Last Friday, J.K. Rowlings announced that the character of Albus Dumbledore from her beloved Harry Potter series of books was in fact gay. She said that it was something, as a writer, she decided about the character from the very start - even before the first book ever got published - though she would pepper only slight clues through out the books to this fact. Based on the hub-bub on the Internet and in the media after the announcement, this fact wasn't quite as obvious to her readers as she might have thought.
I don't at all find this surprising - the fact that not everyone picked up on it. I know I didn't catch it when I read the books over a marathon session over the summer and I'm a grown adult who should be able to read between the lines. Maybe, as a writer, Rowlings should have been a tad less subtle on things - especially in her seventh book where Dumbledore's youthful "great tragedy", as she put it, plays such a key role in the many revelations between what the students know and what is the truth about their headmaster.

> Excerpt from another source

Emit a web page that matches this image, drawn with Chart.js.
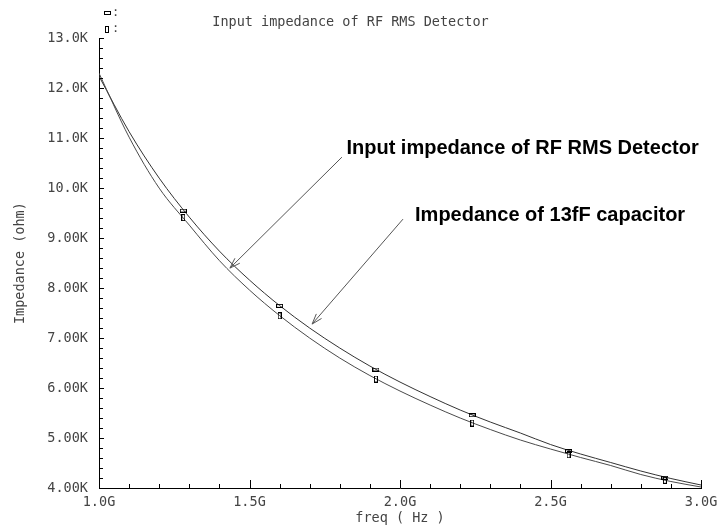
<!DOCTYPE html>
<html><head><meta charset="utf-8">
<script src="https://cdn.jsdelivr.net/npm/chart.js@4.4.1/dist/chart.umd.min.js"></script>
<style>html,body{margin:0;padding:0;background:#fff}#wrap{width:724px;height:529px}</style>
</head><body><div id="wrap"><canvas id="c" width="724" height="529"></canvas></div>
<script>
// ---- data ----
const freqGHz      = [1.0, 1.1, 1.2, 1.3, 1.4, 1.5, 1.6, 1.7, 1.8, 1.9, 2.0, 2.1, 2.2, 2.3, 2.4, 2.5, 2.6, 2.7, 2.8, 2.9, 3.0];
const capacitorOhm = [12240, 11130, 10200, 9420, 8740, 8160, 7650, 7200, 6800, 6440, 6120, 5830, 5560, 5320, 5100, 4870, 4680, 4510, 4340, 4190, 4060];
const detectorOhm  = [12300, 11020, 10000, 9260, 8550, 7960, 7450, 7000, 6600, 6250, 5940, 5660, 5400, 5170, 4960, 4780, 4610, 4450, 4270, 4130, 4020];
const markerFreqGHz      = [1.28, 1.6, 1.92, 2.24, 2.56, 2.88];
const capacitorMarkerOhm = [9550, 7645, 6370, 5455, 4740, 4205];
const detectorMarkerOhm  = [9410, 7445, 6180, 5300, 4665, 4155];
const yTickValues = [4000, 5000, 6000, 7000, 8000, 9000, 10000, 11000, 12000, 13000];
const yTickLabels = ['4.00K','5.00K','6.00K','7.00K','8.00K','9.00K','10.0K','11.0K','12.0K','13.0K'];
const xTickValues = [1.0, 1.5, 2.0, 2.5, 3.0];
const xTickLabels = ['1.0G','1.5G','2.0G','2.5G','3.0G'];
const chartTitle = 'Input impedance of RF RMS Detector';
const annotationTexts = ['Input impedance of RF RMS Detector', 'Impedance of 13fF capacitor'];

// annotation anchors in data coordinates (freq GHz, ohm)
const annotations = [
  {text: annotationTexts[0], tx: 1.822, ty: 10800, tailX: 1.807, tailY: 10620, tipX: 1.435, tipY: 8400},
  {text: annotationTexts[1], tx: 2.050, ty: 9460,  tailX: 2.010, tailY: 9380,  tipX: 1.708, tipY: 7280}
];

const MONO = "'DejaVu Sans Mono', monospace";
const TXT = '#444';

function makeMarker(w, h) {
  const c = document.createElement('canvas');
  c.width = w; c.height = h;
  const g = c.getContext('2d');
  g.strokeStyle = '#000'; g.lineWidth = 1;
  g.strokeRect(0.5, 0.5, w - 1, h - 1);
  return c;
}
const capMarker = makeMarker(7, 4);
const detMarker = makeMarker(4, 7);

const decorPlugin = {
  id: 'decor',
  afterDraw(chart) {
    const ctx = chart.ctx;
    const xs = chart.scales.x, ys = chart.scales.y;
    const area = chart.chartArea;
    ctx.save();
    // inner tick marks
    ctx.strokeStyle = '#000'; ctx.lineWidth = 1;
    ctx.beginPath();
    for (let v = 4000; v <= 13000; v += 200) {
      const y = Math.round(ys.getPixelForValue(v)) + 0.5;
      const major = v % 1000 === 0;
      ctx.moveTo(area.left, y); ctx.lineTo(area.left + (major ? 5 : 4), y);
    }
    for (let i = 0; i <= 20; i++) {
      const v = 1.0 + i * 0.1;
      const x = Math.round(xs.getPixelForValue(v)) + 0.5;
      const major = i % 5 === 0;
      ctx.moveTo(x, area.bottom); ctx.lineTo(x, area.bottom - (major ? 8 : 4));
    }
    ctx.stroke();

    // legend keys top-left
    ctx.drawImage(capMarker, area.left + 5, 11);
    ctx.drawImage(detMarker, area.left + 6, 26);
    ctx.fillStyle = TXT; ctx.font = '12px ' + MONO;
    ctx.textBaseline = 'middle'; ctx.textAlign = 'left';
    ctx.fillText(':', area.left + 13, 13);
    ctx.fillText(':', area.left + 13, 29);

    // annotations
    ctx.font = "bold 20px 'Liberation Sans', Arial, sans-serif";
    ctx.fillStyle = '#000';
    ctx.textBaseline = 'middle';
    for (const a of annotations) {
      ctx.fillText(a.text, xs.getPixelForValue(a.tx), ys.getPixelForValue(a.ty));
      const x0 = xs.getPixelForValue(a.tailX), y0 = ys.getPixelForValue(a.tailY);
      const x1 = xs.getPixelForValue(a.tipX), y1 = ys.getPixelForValue(a.tipY);
      ctx.strokeStyle = '#555'; ctx.lineWidth = 1;
      ctx.beginPath(); ctx.moveTo(x0, y0); ctx.lineTo(x1, y1); ctx.stroke();
      const ang = Math.atan2(y0 - y1, x0 - x1);
      const L = 11, spread = 0.32;
      ctx.beginPath();
      ctx.moveTo(x1 + L * Math.cos(ang + spread), y1 + L * Math.sin(ang + spread));
      ctx.lineTo(x1, y1);
      ctx.lineTo(x1 + L * Math.cos(ang - spread), y1 + L * Math.sin(ang - spread));
      ctx.stroke();
    }
    ctx.restore();
  }
};

const toXY = (xsArr, ysArr) => xsArr.map((x, i) => ({x: x, y: ysArr[i]}));

new Chart(document.getElementById('c'), {
  type: 'line',
  data: {
    datasets: [
      {label: 'Impedance of 13fF capacitor', data: toXY(freqGHz, capacitorOhm),
       borderColor: '#333', borderWidth: 1, pointRadius: 0, cubicInterpolationMode: 'monotone', fill: false, order: 3},
      {label: 'Input impedance of RF RMS Detector', data: toXY(freqGHz, detectorOhm),
       borderColor: '#4a4a4a', borderWidth: 1, pointRadius: 0, cubicInterpolationMode: 'monotone', fill: false, order: 2},
      {label: 'cap markers', data: toXY(markerFreqGHz, capacitorMarkerOhm), showLine: false,
       pointStyle: capMarker, pointRadius: 4, order: 1},
      {label: 'det markers', data: toXY(markerFreqGHz, detectorMarkerOhm), showLine: false,
       pointStyle: detMarker, pointRadius: 4, order: 1}
    ]
  },
  options: {
    responsive: false, animation: false, devicePixelRatio: 1,
    layout: {padding: {left: 0, right: 23, top: 0, bottom: 0}},
    plugins: {
      legend: {display: false}, tooltip: {enabled: false},
      title: {display: true, text: chartTitle, color: TXT,
              font: {family: MONO, size: 13.5, weight: 'normal', lineHeight: 1.2},
              padding: {top: 14, bottom: 8}}
    },
    scales: {
      x: {
        type: 'linear', min: 1.0, max: 3.0,
        afterBuildTicks: s => { s.ticks = xTickValues.map(v => ({value: v})); },
        afterFit: s => { s.height = 41; },
        ticks: {color: TXT, font: {family: MONO, size: 13.5}, padding: 6, maxRotation: 0,
                callback: v => { const i = xTickValues.findIndex(t => Math.abs(t - v) < 1e-9); return i >= 0 ? xTickLabels[i] : ''; }},
        grid: {display: false, drawTicks: false},
        border: {display: true, color: '#000', width: 1},
        title: {display: true, text: 'freq ( Hz )', color: TXT, font: {family: MONO, size: 13.5}, padding: {top: 0, bottom: 2}}
      },
      y: {
        type: 'linear', min: 4000, max: 13000,
        afterBuildTicks: s => { s.ticks = yTickValues.map(v => ({value: v})); },
        afterFit: s => { s.width = 99; },
        ticks: {color: TXT, font: {family: MONO, size: 13.5}, padding: 11,
                callback: v => { const i = yTickValues.indexOf(v); return i >= 0 ? yTickLabels[i] : ''; }},
        grid: {display: false, drawTicks: false},
        border: {display: true, color: '#000', width: 1},
        title: {display: true, text: 'Impedance (ohm)', color: TXT, font: {family: MONO, size: 13.5}, padding: {top: 12, bottom: 0}}
      }
    }
  },
  plugins: [decorPlugin]
});
</script></body></html>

Sometimes the signs are there and we don't always see them. In both high school and in college, I had good friends whom I thought I knew very well. It wasn't until decades later did I find out that they were in fact gay (one told me right out via an email after I contacted him after all those years, the other still hasn't said so though I know from other reliable sources in his life that he is). It is very possible that at the time I knew each of these guys that they hadn't come to their own conclusions yet. If they had, both were very much in the closet at the time.
I don't know - maybe it's a guy thing. Guys don't always want to tell their guy friends that they are gay. Maybe they think that'll change the friendship. Hard to say. From my perspective, it doesn't change the friendship at all. I'm friends with someone because of common interests we share (professional, hobbies, etc.). Just because we have one interest that we don't share in the same way does not have any bearing on the friendship.
My experience with female friends who have come out is a bit different. One of my closest friends in high school realized in her mid-twenties that she was a lesbian. I remember when she first told me; she was very open about it. I was very happy for her in that she found out what made her happy as was persuing that. She is still one of my dearest friends whom I great with a great big hug every time we get together. And for a few years in the 90's I worked with someone who was quite open about being a lesbian. She and I often talked about music, and she steered me towards a number of musical artists that I've found to enjoy for many years since. Her sexuality was just a part of who she was and it didn't matter to her who knew about it.
It is my hope, now that it is late in 2007, that the world is starting to become a bit more tolerant and open-minded. We are who we are, we like who we like. None of us has the right to judge what people should and should not do, especially when it is causing no one else harm and it is actually allowing some folks to finally find happiness in who they are.